(Data entries)
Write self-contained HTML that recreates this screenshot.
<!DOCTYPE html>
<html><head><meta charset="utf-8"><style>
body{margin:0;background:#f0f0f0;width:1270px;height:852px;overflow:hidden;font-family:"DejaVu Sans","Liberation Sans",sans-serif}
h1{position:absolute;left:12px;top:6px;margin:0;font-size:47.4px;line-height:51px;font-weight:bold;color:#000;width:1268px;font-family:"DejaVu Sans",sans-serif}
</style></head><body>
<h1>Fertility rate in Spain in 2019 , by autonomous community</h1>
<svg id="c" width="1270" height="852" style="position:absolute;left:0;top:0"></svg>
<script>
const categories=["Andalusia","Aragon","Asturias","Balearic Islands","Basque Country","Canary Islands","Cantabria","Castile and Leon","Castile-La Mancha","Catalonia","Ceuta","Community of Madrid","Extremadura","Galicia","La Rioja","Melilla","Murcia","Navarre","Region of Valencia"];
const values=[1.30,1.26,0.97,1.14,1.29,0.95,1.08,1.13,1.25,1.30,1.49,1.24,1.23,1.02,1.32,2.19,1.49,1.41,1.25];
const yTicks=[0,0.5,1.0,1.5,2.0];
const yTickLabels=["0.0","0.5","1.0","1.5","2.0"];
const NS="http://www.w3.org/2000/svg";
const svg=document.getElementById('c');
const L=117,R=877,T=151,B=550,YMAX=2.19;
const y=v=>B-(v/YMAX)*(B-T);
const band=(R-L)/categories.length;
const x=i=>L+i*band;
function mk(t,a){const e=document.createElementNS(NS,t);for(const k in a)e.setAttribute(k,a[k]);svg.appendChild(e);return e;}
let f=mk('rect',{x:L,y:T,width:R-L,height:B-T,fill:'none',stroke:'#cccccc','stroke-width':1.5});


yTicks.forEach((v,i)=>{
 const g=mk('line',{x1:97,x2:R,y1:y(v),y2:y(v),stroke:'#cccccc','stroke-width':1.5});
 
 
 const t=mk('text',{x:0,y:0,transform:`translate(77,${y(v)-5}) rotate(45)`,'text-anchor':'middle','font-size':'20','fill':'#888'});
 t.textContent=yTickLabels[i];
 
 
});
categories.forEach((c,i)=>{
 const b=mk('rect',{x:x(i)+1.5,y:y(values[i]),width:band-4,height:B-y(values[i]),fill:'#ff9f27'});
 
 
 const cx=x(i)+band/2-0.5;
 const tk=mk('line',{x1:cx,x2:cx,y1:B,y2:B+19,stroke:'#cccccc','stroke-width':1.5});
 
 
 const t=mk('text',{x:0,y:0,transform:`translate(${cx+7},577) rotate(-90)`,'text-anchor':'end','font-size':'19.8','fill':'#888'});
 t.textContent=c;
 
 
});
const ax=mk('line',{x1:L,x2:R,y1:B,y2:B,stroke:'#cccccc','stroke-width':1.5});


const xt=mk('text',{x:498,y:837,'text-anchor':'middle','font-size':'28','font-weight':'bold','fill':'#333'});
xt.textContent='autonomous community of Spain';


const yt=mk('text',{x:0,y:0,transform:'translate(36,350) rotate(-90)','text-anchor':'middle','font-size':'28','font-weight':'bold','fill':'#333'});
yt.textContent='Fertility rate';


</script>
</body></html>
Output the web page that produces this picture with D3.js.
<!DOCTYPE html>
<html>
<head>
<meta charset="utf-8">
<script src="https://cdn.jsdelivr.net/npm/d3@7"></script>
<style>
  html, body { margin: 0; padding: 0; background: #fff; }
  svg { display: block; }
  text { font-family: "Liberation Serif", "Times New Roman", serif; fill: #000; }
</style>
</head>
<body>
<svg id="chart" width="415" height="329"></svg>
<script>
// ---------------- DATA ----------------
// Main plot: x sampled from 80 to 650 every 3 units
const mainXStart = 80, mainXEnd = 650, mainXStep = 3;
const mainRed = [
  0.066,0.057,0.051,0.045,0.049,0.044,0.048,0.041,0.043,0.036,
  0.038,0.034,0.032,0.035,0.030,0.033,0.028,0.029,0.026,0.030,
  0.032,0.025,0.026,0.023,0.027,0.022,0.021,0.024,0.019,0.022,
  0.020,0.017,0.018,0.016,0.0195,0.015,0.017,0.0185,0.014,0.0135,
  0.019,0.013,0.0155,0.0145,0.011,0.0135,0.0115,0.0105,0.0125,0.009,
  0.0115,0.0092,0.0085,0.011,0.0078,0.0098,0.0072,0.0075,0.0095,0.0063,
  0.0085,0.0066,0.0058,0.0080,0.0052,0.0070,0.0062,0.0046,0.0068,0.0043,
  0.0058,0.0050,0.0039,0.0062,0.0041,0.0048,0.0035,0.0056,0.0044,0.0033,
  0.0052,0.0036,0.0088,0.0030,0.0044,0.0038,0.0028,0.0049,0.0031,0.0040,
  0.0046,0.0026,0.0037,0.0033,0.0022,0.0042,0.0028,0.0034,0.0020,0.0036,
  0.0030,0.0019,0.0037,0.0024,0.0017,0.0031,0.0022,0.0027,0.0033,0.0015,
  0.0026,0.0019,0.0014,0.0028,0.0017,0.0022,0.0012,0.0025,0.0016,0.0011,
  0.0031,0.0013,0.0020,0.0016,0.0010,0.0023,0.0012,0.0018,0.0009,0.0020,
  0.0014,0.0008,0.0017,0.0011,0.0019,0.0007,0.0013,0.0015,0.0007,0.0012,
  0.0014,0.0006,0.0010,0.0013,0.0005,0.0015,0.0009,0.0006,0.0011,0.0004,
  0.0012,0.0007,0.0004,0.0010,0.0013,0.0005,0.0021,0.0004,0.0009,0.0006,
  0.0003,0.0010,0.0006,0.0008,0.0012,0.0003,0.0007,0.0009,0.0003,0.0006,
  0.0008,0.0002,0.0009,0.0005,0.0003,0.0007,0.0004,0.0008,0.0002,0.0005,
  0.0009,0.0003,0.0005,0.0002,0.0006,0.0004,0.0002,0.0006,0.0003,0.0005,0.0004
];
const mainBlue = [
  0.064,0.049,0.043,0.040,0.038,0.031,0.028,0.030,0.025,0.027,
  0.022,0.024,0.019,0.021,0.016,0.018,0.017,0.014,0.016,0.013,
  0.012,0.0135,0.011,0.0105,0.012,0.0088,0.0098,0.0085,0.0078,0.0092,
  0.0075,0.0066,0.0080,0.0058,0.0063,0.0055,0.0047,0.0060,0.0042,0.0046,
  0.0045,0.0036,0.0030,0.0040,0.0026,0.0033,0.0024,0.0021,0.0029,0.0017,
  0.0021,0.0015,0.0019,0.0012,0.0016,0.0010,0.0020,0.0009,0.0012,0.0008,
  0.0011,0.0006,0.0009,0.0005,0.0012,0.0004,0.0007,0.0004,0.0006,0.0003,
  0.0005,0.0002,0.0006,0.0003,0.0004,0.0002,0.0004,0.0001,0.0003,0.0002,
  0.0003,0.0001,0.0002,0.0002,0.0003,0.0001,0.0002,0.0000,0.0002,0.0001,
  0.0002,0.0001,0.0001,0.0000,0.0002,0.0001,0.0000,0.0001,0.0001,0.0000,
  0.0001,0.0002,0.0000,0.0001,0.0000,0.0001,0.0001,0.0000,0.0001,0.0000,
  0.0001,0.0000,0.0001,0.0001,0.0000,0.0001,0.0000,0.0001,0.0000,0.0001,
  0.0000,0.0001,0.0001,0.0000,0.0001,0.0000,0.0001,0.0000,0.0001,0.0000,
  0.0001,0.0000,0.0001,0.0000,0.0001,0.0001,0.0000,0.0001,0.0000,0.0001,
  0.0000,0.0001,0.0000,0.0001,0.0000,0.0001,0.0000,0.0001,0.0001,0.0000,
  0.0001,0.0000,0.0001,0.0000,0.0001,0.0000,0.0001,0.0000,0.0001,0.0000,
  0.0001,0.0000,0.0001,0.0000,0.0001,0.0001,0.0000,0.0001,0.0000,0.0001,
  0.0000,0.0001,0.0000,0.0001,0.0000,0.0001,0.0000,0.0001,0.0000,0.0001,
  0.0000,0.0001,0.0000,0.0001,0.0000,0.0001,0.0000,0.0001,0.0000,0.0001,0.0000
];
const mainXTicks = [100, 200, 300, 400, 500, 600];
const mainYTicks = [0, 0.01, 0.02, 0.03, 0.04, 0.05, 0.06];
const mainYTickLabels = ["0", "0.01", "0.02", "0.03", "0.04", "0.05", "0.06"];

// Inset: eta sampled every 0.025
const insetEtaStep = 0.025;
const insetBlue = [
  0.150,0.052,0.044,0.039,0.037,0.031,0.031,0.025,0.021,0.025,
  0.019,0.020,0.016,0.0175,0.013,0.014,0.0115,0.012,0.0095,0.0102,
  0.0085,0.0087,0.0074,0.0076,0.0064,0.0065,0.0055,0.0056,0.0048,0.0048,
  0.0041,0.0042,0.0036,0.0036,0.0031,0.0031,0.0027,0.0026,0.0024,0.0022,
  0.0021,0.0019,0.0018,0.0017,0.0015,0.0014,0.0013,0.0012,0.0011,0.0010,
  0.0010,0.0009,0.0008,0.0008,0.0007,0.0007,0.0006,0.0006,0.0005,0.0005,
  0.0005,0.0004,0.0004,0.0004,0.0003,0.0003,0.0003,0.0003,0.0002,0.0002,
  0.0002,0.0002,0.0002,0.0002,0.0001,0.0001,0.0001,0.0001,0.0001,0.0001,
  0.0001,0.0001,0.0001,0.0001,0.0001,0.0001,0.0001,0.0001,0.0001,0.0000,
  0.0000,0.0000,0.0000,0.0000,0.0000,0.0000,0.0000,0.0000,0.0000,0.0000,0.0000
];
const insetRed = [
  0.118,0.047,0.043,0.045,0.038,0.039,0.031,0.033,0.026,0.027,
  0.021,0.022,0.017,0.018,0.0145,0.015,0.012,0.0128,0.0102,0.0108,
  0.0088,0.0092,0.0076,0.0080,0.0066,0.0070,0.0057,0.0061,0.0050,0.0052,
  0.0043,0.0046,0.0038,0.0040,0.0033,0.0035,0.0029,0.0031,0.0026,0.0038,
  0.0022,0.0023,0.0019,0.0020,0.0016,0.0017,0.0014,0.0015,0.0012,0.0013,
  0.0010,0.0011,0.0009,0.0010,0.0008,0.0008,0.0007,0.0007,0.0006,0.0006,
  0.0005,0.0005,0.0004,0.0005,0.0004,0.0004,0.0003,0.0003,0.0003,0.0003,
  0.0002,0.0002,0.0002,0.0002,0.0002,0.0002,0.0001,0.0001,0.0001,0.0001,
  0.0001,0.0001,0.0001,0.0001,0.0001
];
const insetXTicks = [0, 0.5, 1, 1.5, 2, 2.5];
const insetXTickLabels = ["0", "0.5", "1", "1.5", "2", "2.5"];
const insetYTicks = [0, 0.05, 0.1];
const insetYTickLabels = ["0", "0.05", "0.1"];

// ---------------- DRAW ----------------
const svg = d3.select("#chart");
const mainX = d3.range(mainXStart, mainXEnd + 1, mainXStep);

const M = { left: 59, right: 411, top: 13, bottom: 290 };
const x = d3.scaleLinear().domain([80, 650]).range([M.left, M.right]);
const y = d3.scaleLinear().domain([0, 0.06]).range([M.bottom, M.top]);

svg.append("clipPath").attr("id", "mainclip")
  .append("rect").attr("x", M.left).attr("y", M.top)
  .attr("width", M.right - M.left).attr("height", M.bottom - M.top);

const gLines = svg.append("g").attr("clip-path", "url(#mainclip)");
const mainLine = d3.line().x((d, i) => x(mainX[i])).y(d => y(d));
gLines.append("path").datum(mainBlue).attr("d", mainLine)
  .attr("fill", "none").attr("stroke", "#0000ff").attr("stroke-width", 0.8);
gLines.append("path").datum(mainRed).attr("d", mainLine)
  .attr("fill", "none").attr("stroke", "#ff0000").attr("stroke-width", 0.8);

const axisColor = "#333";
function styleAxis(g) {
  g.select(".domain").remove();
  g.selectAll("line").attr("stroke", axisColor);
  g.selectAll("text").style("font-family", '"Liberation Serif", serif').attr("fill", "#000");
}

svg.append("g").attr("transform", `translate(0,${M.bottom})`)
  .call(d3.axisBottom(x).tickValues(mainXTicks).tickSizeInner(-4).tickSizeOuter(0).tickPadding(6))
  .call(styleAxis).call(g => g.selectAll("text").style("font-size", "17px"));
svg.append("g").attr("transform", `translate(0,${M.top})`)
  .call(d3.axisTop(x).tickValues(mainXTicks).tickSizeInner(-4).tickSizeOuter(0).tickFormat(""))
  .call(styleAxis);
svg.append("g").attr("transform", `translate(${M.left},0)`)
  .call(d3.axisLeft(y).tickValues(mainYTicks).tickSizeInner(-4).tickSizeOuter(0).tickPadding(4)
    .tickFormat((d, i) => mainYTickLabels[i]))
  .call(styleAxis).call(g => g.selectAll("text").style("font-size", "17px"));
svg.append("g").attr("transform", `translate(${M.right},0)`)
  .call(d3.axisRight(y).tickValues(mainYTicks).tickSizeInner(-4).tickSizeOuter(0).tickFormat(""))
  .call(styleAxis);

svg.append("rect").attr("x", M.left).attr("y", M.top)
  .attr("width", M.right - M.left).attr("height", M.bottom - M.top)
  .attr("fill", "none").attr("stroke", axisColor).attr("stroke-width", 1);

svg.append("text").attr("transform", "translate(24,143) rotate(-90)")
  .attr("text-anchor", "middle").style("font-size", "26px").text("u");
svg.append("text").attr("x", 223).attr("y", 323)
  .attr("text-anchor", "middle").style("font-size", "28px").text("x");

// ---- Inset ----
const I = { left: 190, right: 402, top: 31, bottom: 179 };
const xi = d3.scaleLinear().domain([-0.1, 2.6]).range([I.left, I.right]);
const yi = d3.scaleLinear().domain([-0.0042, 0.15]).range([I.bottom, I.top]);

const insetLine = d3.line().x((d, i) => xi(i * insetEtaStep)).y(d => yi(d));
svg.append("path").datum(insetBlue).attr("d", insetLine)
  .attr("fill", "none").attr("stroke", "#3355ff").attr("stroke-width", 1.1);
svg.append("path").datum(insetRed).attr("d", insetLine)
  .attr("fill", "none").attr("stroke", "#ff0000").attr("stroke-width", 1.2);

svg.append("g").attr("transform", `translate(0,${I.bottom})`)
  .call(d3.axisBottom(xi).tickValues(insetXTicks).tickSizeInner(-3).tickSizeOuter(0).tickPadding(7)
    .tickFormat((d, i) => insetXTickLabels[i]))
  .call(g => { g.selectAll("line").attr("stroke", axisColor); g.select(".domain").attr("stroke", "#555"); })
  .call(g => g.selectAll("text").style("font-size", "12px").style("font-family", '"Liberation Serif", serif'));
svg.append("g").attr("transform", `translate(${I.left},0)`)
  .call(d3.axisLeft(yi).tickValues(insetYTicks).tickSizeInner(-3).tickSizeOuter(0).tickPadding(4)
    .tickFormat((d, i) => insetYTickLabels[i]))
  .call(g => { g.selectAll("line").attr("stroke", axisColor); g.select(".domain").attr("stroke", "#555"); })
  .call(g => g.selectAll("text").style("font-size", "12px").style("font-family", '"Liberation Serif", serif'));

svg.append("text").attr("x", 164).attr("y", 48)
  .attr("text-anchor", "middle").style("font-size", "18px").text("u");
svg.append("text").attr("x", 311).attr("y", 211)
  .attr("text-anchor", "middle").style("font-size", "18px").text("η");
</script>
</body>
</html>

### TASK
Tell how many lines in the records above contain "that", giving the number and no other words.

### PROBLEM SOLUTION
2